### Set task
Repeat exactly the lines running from the first line of the data to the line containing "const side = bw / 2 - barW;", both ends included, and nothing else; drop the pictures.

### Raw data

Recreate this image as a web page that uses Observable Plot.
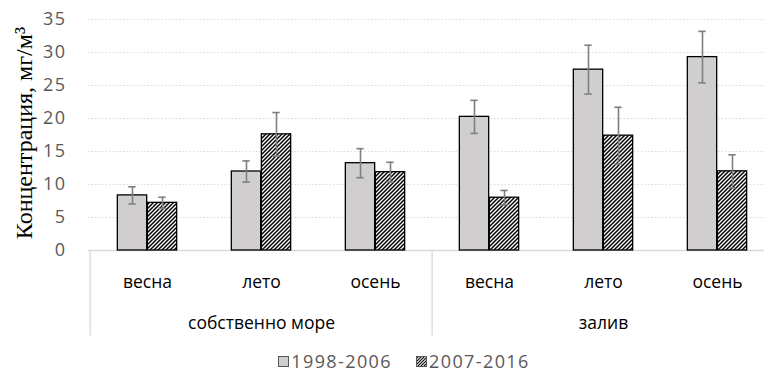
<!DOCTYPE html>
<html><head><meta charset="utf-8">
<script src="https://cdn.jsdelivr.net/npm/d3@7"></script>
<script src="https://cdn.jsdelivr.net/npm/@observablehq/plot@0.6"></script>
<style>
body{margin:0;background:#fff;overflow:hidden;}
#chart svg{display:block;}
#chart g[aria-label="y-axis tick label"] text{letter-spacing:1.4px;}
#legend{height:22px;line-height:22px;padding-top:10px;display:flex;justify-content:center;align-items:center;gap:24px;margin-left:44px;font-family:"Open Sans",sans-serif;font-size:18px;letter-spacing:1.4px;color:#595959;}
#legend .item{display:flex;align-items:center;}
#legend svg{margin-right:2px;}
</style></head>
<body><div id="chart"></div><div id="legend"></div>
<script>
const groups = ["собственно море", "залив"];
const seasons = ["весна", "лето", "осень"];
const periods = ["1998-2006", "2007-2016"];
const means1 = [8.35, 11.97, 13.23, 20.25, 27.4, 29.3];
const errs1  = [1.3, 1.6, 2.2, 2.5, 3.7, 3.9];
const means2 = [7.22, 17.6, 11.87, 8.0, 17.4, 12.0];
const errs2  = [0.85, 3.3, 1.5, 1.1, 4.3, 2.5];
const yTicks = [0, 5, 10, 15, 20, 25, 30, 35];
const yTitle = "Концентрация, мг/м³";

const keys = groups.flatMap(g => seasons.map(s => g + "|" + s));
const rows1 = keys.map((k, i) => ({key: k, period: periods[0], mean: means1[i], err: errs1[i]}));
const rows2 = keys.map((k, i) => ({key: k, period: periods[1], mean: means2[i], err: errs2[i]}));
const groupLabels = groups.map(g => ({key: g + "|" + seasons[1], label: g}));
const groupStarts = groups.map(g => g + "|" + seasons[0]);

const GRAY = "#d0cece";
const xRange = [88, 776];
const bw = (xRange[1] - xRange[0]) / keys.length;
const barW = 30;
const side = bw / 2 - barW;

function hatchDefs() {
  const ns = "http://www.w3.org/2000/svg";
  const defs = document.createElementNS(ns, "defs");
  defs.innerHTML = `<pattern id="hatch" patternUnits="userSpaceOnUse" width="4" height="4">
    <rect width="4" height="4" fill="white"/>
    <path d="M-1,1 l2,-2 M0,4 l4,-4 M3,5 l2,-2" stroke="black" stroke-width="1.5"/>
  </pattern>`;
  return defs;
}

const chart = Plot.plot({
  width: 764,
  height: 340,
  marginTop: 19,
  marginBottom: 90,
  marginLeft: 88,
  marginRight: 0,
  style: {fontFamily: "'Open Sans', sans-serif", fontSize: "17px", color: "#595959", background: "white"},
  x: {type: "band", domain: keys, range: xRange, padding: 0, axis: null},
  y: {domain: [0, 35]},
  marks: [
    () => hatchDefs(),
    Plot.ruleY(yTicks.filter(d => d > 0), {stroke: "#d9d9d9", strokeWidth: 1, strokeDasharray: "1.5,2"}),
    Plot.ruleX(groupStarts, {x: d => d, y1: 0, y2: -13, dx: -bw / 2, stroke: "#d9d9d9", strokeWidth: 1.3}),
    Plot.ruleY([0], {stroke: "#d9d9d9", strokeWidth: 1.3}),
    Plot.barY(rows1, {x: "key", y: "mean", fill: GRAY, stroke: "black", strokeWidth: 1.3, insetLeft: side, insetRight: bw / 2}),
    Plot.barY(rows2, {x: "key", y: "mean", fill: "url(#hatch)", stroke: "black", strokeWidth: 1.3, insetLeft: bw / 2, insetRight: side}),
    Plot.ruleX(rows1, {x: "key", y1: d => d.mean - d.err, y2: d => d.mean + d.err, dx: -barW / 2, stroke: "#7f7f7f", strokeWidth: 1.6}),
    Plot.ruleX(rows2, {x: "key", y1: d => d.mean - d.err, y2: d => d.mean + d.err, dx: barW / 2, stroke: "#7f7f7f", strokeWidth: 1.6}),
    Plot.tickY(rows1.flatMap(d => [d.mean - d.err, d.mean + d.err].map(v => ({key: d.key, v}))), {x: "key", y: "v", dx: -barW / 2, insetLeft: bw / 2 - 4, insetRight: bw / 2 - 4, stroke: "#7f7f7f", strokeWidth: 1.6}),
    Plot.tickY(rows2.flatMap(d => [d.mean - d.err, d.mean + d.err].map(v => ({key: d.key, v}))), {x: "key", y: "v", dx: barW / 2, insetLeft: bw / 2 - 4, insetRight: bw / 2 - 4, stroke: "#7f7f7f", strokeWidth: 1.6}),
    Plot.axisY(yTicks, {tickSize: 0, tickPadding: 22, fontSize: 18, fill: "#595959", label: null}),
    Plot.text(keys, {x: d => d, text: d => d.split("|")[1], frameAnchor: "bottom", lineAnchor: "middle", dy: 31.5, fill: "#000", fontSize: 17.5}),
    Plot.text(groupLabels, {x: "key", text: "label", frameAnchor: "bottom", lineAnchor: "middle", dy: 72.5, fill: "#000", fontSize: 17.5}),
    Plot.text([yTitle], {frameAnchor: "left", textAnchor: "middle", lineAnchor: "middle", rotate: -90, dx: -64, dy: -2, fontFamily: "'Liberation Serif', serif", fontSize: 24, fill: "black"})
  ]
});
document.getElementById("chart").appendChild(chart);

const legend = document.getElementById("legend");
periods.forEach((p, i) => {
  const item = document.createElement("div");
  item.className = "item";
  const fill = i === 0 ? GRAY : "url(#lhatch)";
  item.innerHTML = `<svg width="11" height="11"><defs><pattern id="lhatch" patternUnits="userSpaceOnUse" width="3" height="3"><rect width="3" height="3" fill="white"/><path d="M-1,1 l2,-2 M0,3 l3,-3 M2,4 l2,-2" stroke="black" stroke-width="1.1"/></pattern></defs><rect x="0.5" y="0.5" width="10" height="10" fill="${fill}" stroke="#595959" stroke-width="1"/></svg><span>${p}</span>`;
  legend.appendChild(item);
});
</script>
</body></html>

### Result for this exercise
Recreate this image as a web page that uses Observable Plot.
<!DOCTYPE html>
<html><head><meta charset="utf-8">
<script src="https://cdn.jsdelivr.net/npm/d3@7"></script>
<script src="https://cdn.jsdelivr.net/npm/@observablehq/plot@0.6"></script>
<style>
body{margin:0;background:#fff;overflow:hidden;}
#chart svg{display:block;}
#chart g[aria-label="y-axis tick label"] text{letter-spacing:1.4px;}
#legend{height:22px;line-height:22px;padding-top:10px;display:flex;justify-content:center;align-items:center;gap:24px;margin-left:44px;font-family:"Open Sans",sans-serif;font-size:18px;letter-spacing:1.4px;color:#595959;}
#legend .item{display:flex;align-items:center;}
#legend svg{margin-right:2px;}
</style></head>
<body><div id="chart"></div><div id="legend"></div>
<script>
const groups = ["собственно море", "залив"];
const seasons = ["весна", "лето", "осень"];
const periods = ["1998-2006", "2007-2016"];
const means1 = [8.35, 11.97, 13.23, 20.25, 27.4, 29.3];
const errs1  = [1.3, 1.6, 2.2, 2.5, 3.7, 3.9];
const means2 = [7.22, 17.6, 11.87, 8.0, 17.4, 12.0];
const errs2  = [0.85, 3.3, 1.5, 1.1, 4.3, 2.5];
const yTicks = [0, 5, 10, 15, 20, 25, 30, 35];
const yTitle = "Концентрация, мг/м³";

const keys = groups.flatMap(g => seasons.map(s => g + "|" + s));
const rows1 = keys.map((k, i) => ({key: k, period: periods[0], mean: means1[i], err: errs1[i]}));
const rows2 = keys.map((k, i) => ({key: k, period: periods[1], mean: means2[i], err: errs2[i]}));
const groupLabels = groups.map(g => ({key: g + "|" + seasons[1], label: g}));
const groupStarts = groups.map(g => g + "|" + seasons[0]);

const GRAY = "#d0cece";
const xRange = [88, 776];
const bw = (xRange[1] - xRange[0]) / keys.length;
const barW = 30;
const side = bw / 2 - barW;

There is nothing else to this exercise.